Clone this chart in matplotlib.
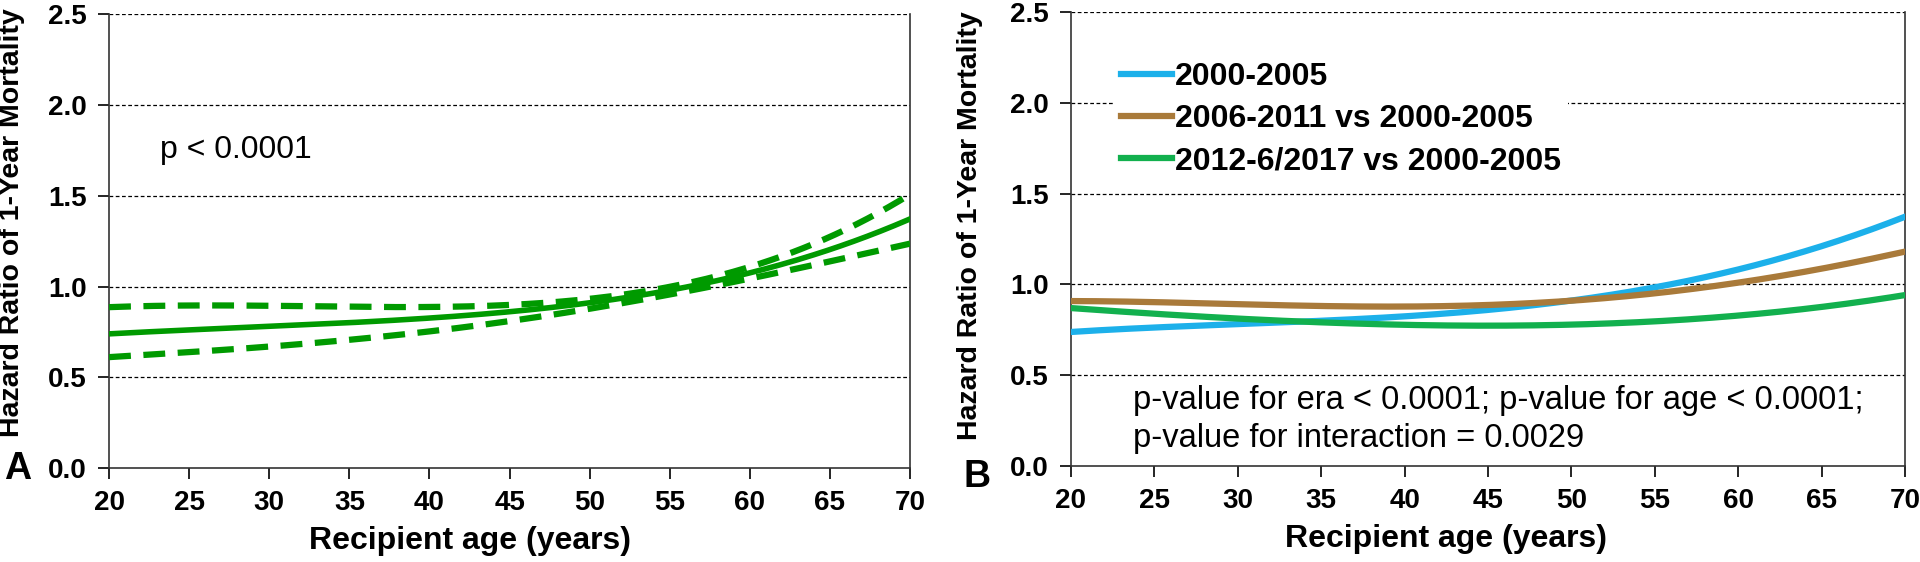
import numpy as np
import matplotlib.pyplot as plt

age = [20, 25, 30, 35, 40, 45, 50, 55, 60, 65, 70]

# panel A: hazard ratio with 95% CI
hr_a = [0.74, 0.76, 0.78, 0.80, 0.83, 0.86, 0.91, 0.98, 1.07, 1.21, 1.37]
hr_a_hi = [0.89, 0.89, 0.89, 0.89, 0.895, 0.905, 0.93, 0.98, 1.11, 1.29, 1.50]
hr_a_lo = [0.61, 0.64, 0.67, 0.71, 0.75, 0.80, 0.88, 0.97, 1.04, 1.13, 1.24]

# panel B: era curves
era_labels = ["2000-2005", "2006-2011 vs 2000-2005", "2012-6/2017 vs 2000-2005"]
era_1 = [0.74, 0.76, 0.78, 0.80, 0.83, 0.86, 0.91, 0.98, 1.08, 1.22, 1.37]
era_2 = [0.91, 0.90, 0.89, 0.885, 0.88, 0.885, 0.91, 0.95, 1.01, 1.09, 1.18]
era_3 = [0.87, 0.84, 0.81, 0.79, 0.78, 0.775, 0.78, 0.79, 0.83, 0.88, 0.94]
era_colors = ["#1cb0ea", "#a97a3a", "#12b04e"]

xticks = np.arange(20, 71, 5)
yticks = [0.0, 0.5, 1.0, 1.5, 2.0, 2.5]

FAM = ["Liberation Sans"]

def smooth(x, y):
    xs = np.linspace(x[0], x[-1], 300)
    coef = np.polyfit(x, y, 4)
    return xs, np.polyval(coef, xs)

def style(ax, ylab_y):
    ax.set_xlim(20, 70)
    ax.set_ylim(0, 2.5)
    ax.set_xticks(xticks)
    ax.set_yticks(yticks)
    ax.set_xticklabels([str(v) for v in xticks], fontsize=20, fontweight="bold", family=FAM)
    ax.set_yticklabels(["%.1f" % v for v in yticks], fontsize=20, fontweight="bold", family=FAM)
    ax.tick_params(axis="both", direction="out", length=8, width=1.2, pad=8)
    for v in yticks[1:]:
        ax.axhline(v, color="black", lw=0.9, ls=(0, (3, 2)), zorder=1)
    ax.spines["top"].set_visible(False)
    for s in ["left", "bottom", "right"]:
        ax.spines[s].set_linewidth(1.2)
        ax.spines[s].set_color("#333333")
    ax.set_xlabel("Recipient age (years)", fontsize=23, fontweight="bold", family=FAM)
    ax.xaxis.set_label_coords(0.45, -0.128)
    ax.set_ylabel("Hazard Ratio of 1-Year Mortality", fontsize=20.5, fontweight="bold", family=FAM)
    ax.yaxis.set_label_coords(-0.105, ylab_y)

fig = plt.figure(figsize=(19.2, 5.62), dpi=100)
ax1 = fig.add_axes([0.0568, 0.167, 0.4172, 0.808])
ax2 = fig.add_axes([0.5578, 0.171, 0.4344, 0.807])

# panel A
style(ax1, 0.54)
green = "#009a00"
ax1.plot(*smooth(age, hr_a), color=green, lw=4, zorder=3)
ax1.plot(*smooth(age, hr_a_hi), color=green, lw=4.5, ls=(0, (3.5, 2)), zorder=3)
ax1.plot(*smooth(age, hr_a_lo), color=green, lw=4.5, ls=(0, (3.5, 2)), zorder=3)
ax1.text(23.2, 1.75, "p < 0.0001", fontsize=23, family=FAM, va="center", ha="left")
fig.text(0.002, 0.165, "A", fontsize=27, fontweight="bold", family=FAM, va="center")

# panel B
style(ax2, 0.53)
for y, c, lab in zip([era_1, era_2, era_3], era_colors, era_labels):
    ax2.plot(*smooth(age, y), color=c, lw=4.5, label=lab, zorder=3)
leg = ax2.legend(loc="upper left", bbox_to_anchor=(0.033, 0.94), frameon=True, fancybox=False,
                 edgecolor="none", facecolor="white", framealpha=1,
                 handlelength=1.6, handletextpad=0.1, labelspacing=0.38, borderpad=0.2,
                 prop={"family": FAM, "weight": "bold", "size": 23})
leg.set_zorder(5)
ax2.text(23.7, 0.36, "p-value for era < 0.0001; p-value for age < 0.0001;", fontsize=23.5,
         family=FAM, va="center")
ax2.text(23.7, 0.15, "p-value for interaction = 0.0029", fontsize=23.5, family=FAM, va="center")
fig.text(0.502, 0.152, "B", fontsize=27, fontweight="bold", family=FAM, va="center")

fig.savefig("out.png", dpi=100)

════════════════

GIVEN INSTRUCTION
Every line from the start of the listing above through the line with "60, 65, 70]" should be repeated exactly; skip the pictures and add nothing else.

FINAL ANSWER
Clone this chart in matplotlib.
import numpy as np
import matplotlib.pyplot as plt

age = [20, 25, 30, 35, 40, 45, 50, 55, 60, 65, 70]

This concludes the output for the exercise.